**Direction:** Retype, exactly as they stand, the lines from the start of the data to the line that contains "import plotly.graph_objects as go", both ends included. Leave the pictures out.

**Supplied material:**
——————————

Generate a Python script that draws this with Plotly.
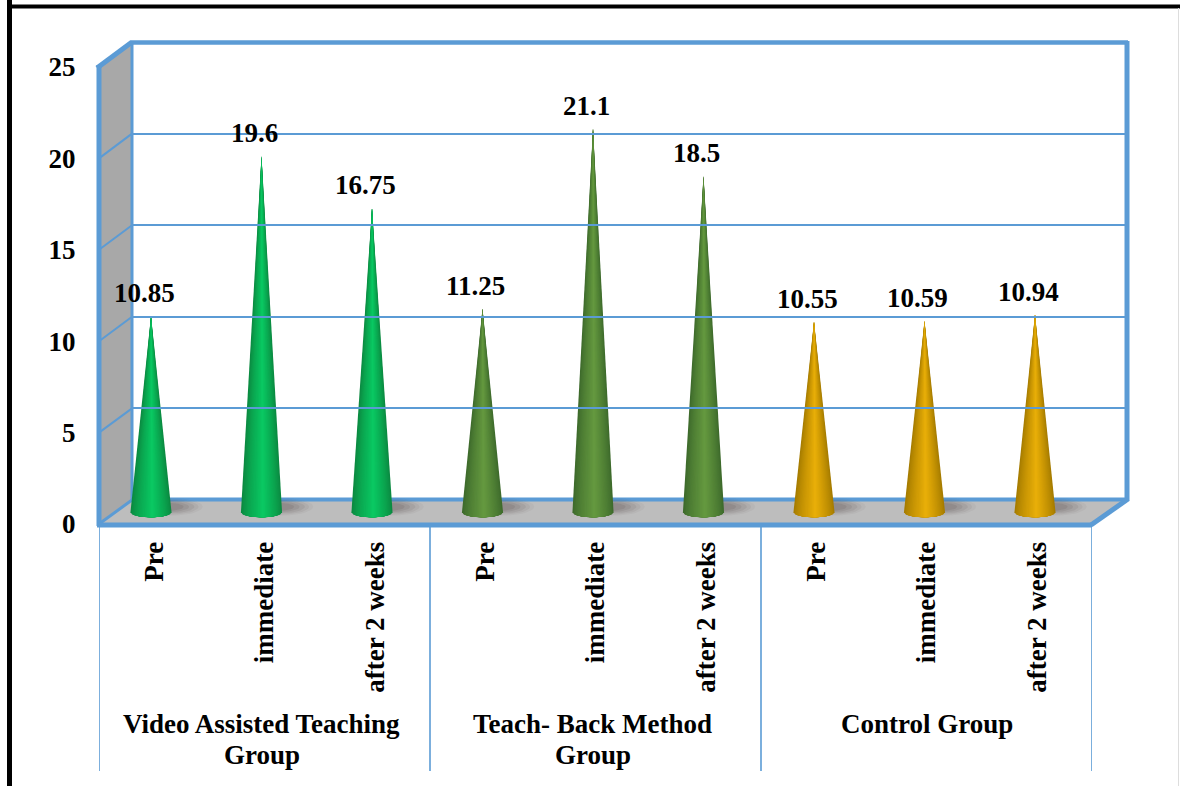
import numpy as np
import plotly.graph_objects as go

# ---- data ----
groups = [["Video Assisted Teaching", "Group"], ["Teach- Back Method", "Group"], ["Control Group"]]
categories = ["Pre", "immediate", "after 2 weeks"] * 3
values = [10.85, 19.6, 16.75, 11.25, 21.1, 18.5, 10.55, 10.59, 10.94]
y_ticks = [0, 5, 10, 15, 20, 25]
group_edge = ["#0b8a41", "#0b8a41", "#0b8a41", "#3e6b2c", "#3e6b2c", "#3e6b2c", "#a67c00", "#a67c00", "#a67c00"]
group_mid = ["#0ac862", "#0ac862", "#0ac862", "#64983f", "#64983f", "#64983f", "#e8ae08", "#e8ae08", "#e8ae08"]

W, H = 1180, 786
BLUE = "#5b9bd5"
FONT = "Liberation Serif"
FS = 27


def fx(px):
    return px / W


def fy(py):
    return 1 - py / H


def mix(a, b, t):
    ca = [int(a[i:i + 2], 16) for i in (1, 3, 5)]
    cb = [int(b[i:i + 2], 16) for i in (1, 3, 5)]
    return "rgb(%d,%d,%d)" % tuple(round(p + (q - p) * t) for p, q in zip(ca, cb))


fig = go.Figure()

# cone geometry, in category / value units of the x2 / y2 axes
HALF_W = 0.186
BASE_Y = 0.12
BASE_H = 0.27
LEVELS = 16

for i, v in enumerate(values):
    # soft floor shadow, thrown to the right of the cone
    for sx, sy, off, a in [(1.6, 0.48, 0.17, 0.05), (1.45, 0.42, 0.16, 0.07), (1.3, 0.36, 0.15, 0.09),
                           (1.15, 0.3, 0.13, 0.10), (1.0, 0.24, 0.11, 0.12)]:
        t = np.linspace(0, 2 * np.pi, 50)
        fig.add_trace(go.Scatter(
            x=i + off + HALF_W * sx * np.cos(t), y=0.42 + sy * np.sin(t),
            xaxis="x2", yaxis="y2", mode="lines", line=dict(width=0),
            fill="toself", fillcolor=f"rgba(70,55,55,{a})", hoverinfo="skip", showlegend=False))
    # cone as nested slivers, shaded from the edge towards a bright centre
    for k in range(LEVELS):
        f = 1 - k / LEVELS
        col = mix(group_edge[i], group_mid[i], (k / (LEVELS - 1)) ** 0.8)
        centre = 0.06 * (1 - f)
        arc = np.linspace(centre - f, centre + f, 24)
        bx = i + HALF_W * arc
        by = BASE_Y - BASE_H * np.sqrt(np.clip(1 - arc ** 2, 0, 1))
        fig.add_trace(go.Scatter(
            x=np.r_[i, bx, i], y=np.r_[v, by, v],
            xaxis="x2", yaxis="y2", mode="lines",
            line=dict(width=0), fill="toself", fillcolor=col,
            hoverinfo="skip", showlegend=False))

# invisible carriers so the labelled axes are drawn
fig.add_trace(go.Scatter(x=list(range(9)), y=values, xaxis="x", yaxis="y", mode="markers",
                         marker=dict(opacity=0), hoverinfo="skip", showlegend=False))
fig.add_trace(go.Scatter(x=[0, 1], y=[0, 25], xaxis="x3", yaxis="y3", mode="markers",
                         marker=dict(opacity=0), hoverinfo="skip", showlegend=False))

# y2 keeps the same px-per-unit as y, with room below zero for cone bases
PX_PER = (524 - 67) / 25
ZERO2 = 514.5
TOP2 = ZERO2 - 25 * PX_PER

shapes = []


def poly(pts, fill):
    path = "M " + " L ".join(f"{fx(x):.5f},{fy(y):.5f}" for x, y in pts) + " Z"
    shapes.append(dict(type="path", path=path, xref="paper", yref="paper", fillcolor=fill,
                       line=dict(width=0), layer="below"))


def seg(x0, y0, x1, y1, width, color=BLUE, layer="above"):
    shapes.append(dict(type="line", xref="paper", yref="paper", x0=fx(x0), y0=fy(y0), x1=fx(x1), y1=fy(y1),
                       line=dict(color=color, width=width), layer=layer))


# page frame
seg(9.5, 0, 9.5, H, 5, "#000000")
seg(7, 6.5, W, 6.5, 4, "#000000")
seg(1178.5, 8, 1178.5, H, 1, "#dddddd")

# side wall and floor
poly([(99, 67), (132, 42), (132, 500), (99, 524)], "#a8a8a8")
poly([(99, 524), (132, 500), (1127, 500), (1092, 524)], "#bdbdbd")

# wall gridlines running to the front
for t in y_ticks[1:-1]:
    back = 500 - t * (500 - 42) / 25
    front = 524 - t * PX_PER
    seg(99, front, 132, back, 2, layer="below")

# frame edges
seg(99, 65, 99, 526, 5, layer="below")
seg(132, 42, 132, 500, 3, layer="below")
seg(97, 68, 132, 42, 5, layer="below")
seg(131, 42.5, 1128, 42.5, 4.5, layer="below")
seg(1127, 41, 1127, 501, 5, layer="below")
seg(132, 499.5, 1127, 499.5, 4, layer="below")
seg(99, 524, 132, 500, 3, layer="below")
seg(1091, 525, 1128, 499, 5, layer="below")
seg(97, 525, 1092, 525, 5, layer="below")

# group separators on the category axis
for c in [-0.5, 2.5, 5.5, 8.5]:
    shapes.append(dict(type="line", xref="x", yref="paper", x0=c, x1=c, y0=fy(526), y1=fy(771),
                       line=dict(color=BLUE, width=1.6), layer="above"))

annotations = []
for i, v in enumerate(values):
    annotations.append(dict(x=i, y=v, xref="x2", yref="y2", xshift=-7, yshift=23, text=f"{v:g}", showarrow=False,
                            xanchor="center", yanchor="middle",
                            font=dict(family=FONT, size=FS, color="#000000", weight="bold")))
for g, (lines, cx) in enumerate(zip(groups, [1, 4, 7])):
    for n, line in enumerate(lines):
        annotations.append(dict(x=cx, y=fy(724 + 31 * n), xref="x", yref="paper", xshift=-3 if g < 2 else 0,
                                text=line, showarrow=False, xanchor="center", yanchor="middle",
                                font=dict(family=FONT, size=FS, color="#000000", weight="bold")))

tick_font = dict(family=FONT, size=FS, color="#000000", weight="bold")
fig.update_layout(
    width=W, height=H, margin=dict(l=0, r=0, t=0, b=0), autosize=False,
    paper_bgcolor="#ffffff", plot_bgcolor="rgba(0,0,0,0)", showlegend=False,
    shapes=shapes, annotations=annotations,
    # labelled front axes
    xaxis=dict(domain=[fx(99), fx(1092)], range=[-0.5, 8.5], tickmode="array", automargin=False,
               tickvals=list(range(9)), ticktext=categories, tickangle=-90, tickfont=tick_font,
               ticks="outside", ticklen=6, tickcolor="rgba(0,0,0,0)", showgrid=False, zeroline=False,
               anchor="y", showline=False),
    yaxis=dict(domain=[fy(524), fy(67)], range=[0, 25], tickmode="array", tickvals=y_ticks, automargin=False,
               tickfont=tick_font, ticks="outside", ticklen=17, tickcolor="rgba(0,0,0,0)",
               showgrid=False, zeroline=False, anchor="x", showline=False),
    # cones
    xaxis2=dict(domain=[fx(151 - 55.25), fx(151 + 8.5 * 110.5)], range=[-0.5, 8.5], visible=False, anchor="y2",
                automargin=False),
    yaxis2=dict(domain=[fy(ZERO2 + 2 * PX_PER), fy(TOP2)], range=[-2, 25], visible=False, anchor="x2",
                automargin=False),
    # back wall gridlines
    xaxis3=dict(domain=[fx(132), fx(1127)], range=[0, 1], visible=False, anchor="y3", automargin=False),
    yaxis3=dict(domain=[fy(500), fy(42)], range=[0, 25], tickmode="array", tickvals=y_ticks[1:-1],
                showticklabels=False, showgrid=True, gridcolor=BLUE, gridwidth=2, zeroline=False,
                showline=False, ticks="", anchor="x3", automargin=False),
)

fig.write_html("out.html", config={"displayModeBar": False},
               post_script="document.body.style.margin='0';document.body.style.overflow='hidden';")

——————————

**Answer for this exercise:**
Generate a Python script that draws this with Plotly.
import numpy as np
import plotly.graph_objects as go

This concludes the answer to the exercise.